With the images removed, repeat the data below exactly.

---

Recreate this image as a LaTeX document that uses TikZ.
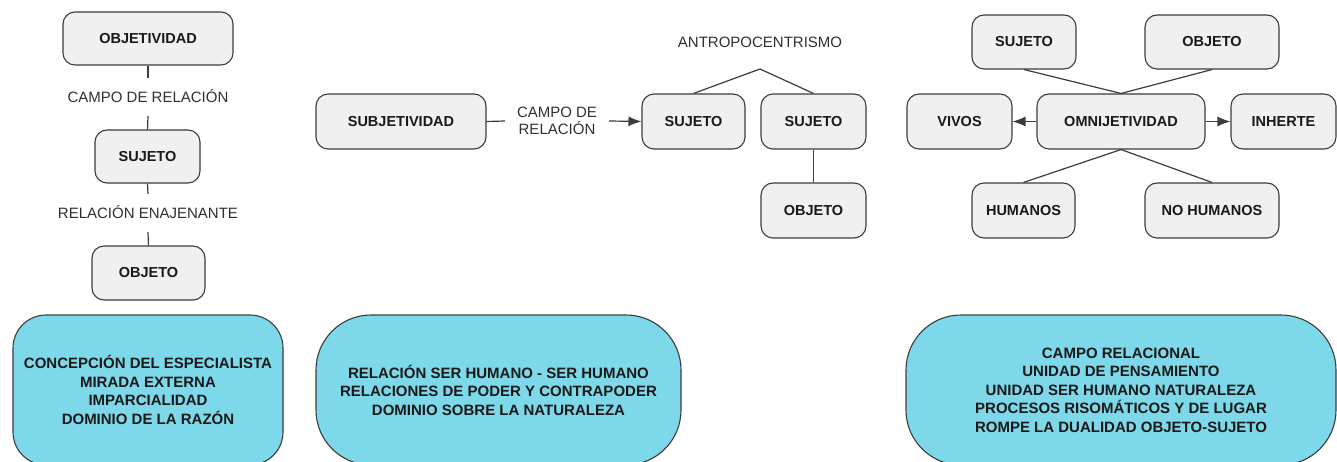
\documentclass[tikz,border=0pt]{standalone}
\usepackage{fontspec}
\setmainfont{Liberation Sans}
\usetikzlibrary{arrows.meta}
\definecolor{boxfill}{HTML}{F0F0F0}
\definecolor{boxline}{HTML}{3C3C3C}
\definecolor{cyanfill}{HTML}{7DD9E9}
\definecolor{labeltext}{HTML}{303030}
\tikzset{
  gbox/.style={draw=boxline, fill=boxfill, line width=1.1pt, rounded corners=12pt,
    inner sep=0pt, font=\bfseries\fontsize{14.5}{17}\selectfont, text=black!90},
  cbox/.style={draw=boxline, fill=cyanfill, line width=1.1pt, inner sep=0pt,
    align=center, font=\bfseries\fontsize{15}{18.5}\selectfont, text=black!90},
  lab/.style={font=\fontsize{15}{17}\selectfont, text=labeltext, text height=11pt,
    text depth=0pt, inner ysep=13.5pt, inner xsep=12pt},
  conn/.style={draw=boxline, line width=1.2pt},
  arr/.style={conn, -{Latex[length=13pt,width=10pt]}}
}
\begin{document}
\begin{tikzpicture}[x=1pt,y=-1pt]
\useasboundingbox (0,0) rectangle (1337,462);
\clip (0,0) rectangle (1337,462);

% ---------- left column ----------
\node[gbox, minimum width=170pt, minimum height=53pt] (objv) at (148,38.5) {OBJETIVIDAD};
\node[lab] (lab1) at (148,97) {CAMPO DE RELACIÓN};
\node[gbox, minimum width=105pt, minimum height=53pt] (suj1) at (147.5,156.5) {SUJETO};
\node[lab] (lab2) at (148,213) {RELACIÓN ENAJENANTE};
\node[gbox, minimum width=113pt, minimum height=54pt] (obj1) at (148.5,273) {OBJETO};
\draw[conn] (objv.south) -- (lab1.north);
\draw[conn] (lab1.south) -- (suj1.north);
\draw[conn] (suj1.south) -- (lab2.north);
\draw[conn] (lab2.south) -- (obj1.north);

% ---------- middle ----------
\node[gbox, minimum width=170pt, minimum height=55pt] (subj) at (401,121.5) {SUBJETIVIDAD};
\node[lab, align=center, text height=, text depth=, inner ysep=2pt, inner xsep=12pt,
      font=\fontsize{15}{17}\selectfont] (lab3) at (557,121) {CAMPO DE\\RELACIÓN};
\node[gbox, minimum width=103pt, minimum height=55pt] (sj1) at (693.5,121.5) {SUJETO};
\node[gbox, minimum width=105pt, minimum height=55pt] (sj2) at (813.5,121.5) {SUJETO};
\node[gbox, minimum width=105pt, minimum height=55pt] (obj2) at (813.5,210.5) {OBJETO};
\node[font=\fontsize{15}{17}\selectfont, text=labeltext] (antro) at (760,42) {ANTROPOCENTRISMO};
\coordinate (peak) at (760,69);
\draw[conn] (subj.east) -- (lab3.west);
\draw[arr] (lab3.east) -- (sj1.west);
\draw[conn] (sj1.north) -- (peak) -- (sj2.north);
\draw[conn] (sj2.south) -- (obj2.north);

% ---------- right ----------
\node[gbox, minimum width=104pt, minimum height=54pt] (rsuj) at (1024,42) {SUJETO};
\node[gbox, minimum width=134pt, minimum height=54pt] (robj) at (1212,42) {OBJETO};
\node[gbox, minimum width=105pt, minimum height=55pt] (vivos) at (959.5,121.5) {VIVOS};
\node[gbox, minimum width=168pt, minimum height=55pt] (omni) at (1121,121.5) {OMNIJETIVIDAD};
\node[gbox, minimum width=105pt, minimum height=55pt] (inh) at (1283.5,121.5) {INHERTE};
\node[gbox, minimum width=103pt, minimum height=55pt] (hum) at (1023.5,210.5) {HUMANOS};
\node[gbox, minimum width=134pt, minimum height=55pt] (nohum) at (1212,210.5) {NO HUMANOS};
\draw[conn] (rsuj.south) -- (omni.north);
\draw[conn] (robj.south) -- (omni.north);
\draw[conn] (omni.south) -- (hum.north);
\draw[conn] (omni.south) -- (nohum.north);
\draw[arr] (omni.west) -- (vivos.east);
\draw[arr] (omni.east) -- (inh.west);

% ---------- bottom cyan boxes ----------
\node[cbox, rounded corners=33pt, minimum width=270pt, minimum height=150pt] (c1) at (148,390)
  {CONCEPCIÓN DEL ESPECIALISTA\\MIRADA EXTERNA\\IMPARCIALIDAD\\DOMINIO DE LA RAZÓN};
\node[cbox, rounded corners=55pt, minimum width=365pt, minimum height=150pt] (c2) at (498.5,390)
  {RELACIÓN SER HUMANO - SER HUMANO\\RELACIONES DE PODER Y CONTRAPODER\\DOMINIO SOBRE LA NATURALEZA};
\node[cbox, rounded corners=55pt, minimum width=430pt, minimum height=150pt] (c3) at (1121,390)
  {CAMPO RELACIONAL\\UNIDAD DE PENSAMIENTO\\UNIDAD SER HUMANO NATURALEZA\\PROCESOS RISOMÁTICOS Y DE LUGAR\\ROMPE LA DUALIDAD OBJETO-SUJETO};
\end{tikzpicture}
\end{document}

---

- **Complete response**:
Recreate this image as a LaTeX document that uses TikZ.
\documentclass[tikz,border=0pt]{standalone}
\usepackage{fontspec}
\setmainfont{Liberation Sans}
\usetikzlibrary{arrows.meta}
\definecolor{boxfill}{HTML}{F0F0F0}
\definecolor{boxline}{HTML}{3C3C3C}
\definecolor{cyanfill}{HTML}{7DD9E9}
\definecolor{labeltext}{HTML}{303030}
\tikzset{
  gbox/.style={draw=boxline, fill=boxfill, line width=1.1pt, rounded corners=12pt,
    inner sep=0pt, font=\bfseries\fontsize{14.5}{17}\selectfont, text=black!90},
  cbox/.style={draw=boxline, fill=cyanfill, line width=1.1pt, inner sep=0pt,
    align=center, font=\bfseries\fontsize{15}{18.5}\selectfont, text=black!90},
  lab/.style={font=\fontsize{15}{17}\selectfont, text=labeltext, text height=11pt,
    text depth=0pt, inner ysep=13.5pt, inner xsep=12pt},
  conn/.style={draw=boxline, line width=1.2pt},
  arr/.style={conn, -{Latex[length=13pt,width=10pt]}}
}
\begin{document}
\begin{tikzpicture}[x=1pt,y=-1pt]
\useasboundingbox (0,0) rectangle (1337,462);
\clip (0,0) rectangle (1337,462);

% ---------- left column ----------
\node[gbox, minimum width=170pt, minimum height=53pt] (objv) at (148,38.5) {OBJETIVIDAD};
\node[lab] (lab1) at (148,97) {CAMPO DE RELACIÓN};
\node[gbox, minimum width=105pt, minimum height=53pt] (suj1) at (147.5,156.5) {SUJETO};
\node[lab] (lab2) at (148,213) {RELACIÓN ENAJENANTE};
\node[gbox, minimum width=113pt, minimum height=54pt] (obj1) at (148.5,273) {OBJETO};
\draw[conn] (objv.south) -- (lab1.north);
\draw[conn] (lab1.south) -- (suj1.north);
\draw[conn] (suj1.south) -- (lab2.north);
\draw[conn] (lab2.south) -- (obj1.north);

% ---------- middle ----------
\node[gbox, minimum width=170pt, minimum height=55pt] (subj) at (401,121.5) {SUBJETIVIDAD};
\node[lab, align=center, text height=, text depth=, inner ysep=2pt, inner xsep=12pt,
      font=\fontsize{15}{17}\selectfont] (lab3) at (557,121) {CAMPO DE\\RELACIÓN};
\node[gbox, minimum width=103pt, minimum height=55pt] (sj1) at (693.5,121.5) {SUJETO};
\node[gbox, minimum width=105pt, minimum height=55pt] (sj2) at (813.5,121.5) {SUJETO};
\node[gbox, minimum width=105pt, minimum height=55pt] (obj2) at (813.5,210.5) {OBJETO};
\node[font=\fontsize{15}{17}\selectfont, text=labeltext] (antro) at (760,42) {ANTROPOCENTRISMO};
\coordinate (peak) at (760,69);
\draw[conn] (subj.east) -- (lab3.west);
\draw[arr] (lab3.east) -- (sj1.west);
\draw[conn] (sj1.north) -- (peak) -- (sj2.north);
\draw[conn] (sj2.south) -- (obj2.north);

% ---------- right ----------
\node[gbox, minimum width=104pt, minimum height=54pt] (rsuj) at (1024,42) {SUJETO};
\node[gbox, minimum width=134pt, minimum height=54pt] (robj) at (1212,42) {OBJETO};
\node[gbox, minimum width=105pt, minimum height=55pt] (vivos) at (959.5,121.5) {VIVOS};
\node[gbox, minimum width=168pt, minimum height=55pt] (omni) at (1121,121.5) {OMNIJETIVIDAD};
\node[gbox, minimum width=105pt, minimum height=55pt] (inh) at (1283.5,121.5) {INHERTE};
\node[gbox, minimum width=103pt, minimum height=55pt] (hum) at (1023.5,210.5) {HUMANOS};
\node[gbox, minimum width=134pt, minimum height=55pt] (nohum) at (1212,210.5) {NO HUMANOS};
\draw[conn] (rsuj.south) -- (omni.north);
\draw[conn] (robj.south) -- (omni.north);
\draw[conn] (omni.south) -- (hum.north);
\draw[conn] (omni.south) -- (nohum.north);
\draw[arr] (omni.west) -- (vivos.east);
\draw[arr] (omni.east) -- (inh.west);

% ---------- bottom cyan boxes ----------
\node[cbox, rounded corners=33pt, minimum width=270pt, minimum height=150pt] (c1) at (148,390)
  {CONCEPCIÓN DEL ESPECIALISTA\\MIRADA EXTERNA\\IMPARCIALIDAD\\DOMINIO DE LA RAZÓN};
\node[cbox, rounded corners=55pt, minimum width=365pt, minimum height=150pt] (c2) at (498.5,390)
  {RELACIÓN SER HUMANO - SER HUMANO\\RELACIONES DE PODER Y CONTRAPODER\\DOMINIO SOBRE LA NATURALEZA};
\node[cbox, rounded corners=55pt, minimum width=430pt, minimum height=150pt] (c3) at (1121,390)
  {CAMPO RELACIONAL\\UNIDAD DE PENSAMIENTO\\UNIDAD SER HUMANO NATURALEZA\\PROCESOS RISOMÁTICOS Y DE LUGAR\\ROMPE LA DUALIDAD OBJETO-SUJETO};
\end{tikzpicture}
\end{document}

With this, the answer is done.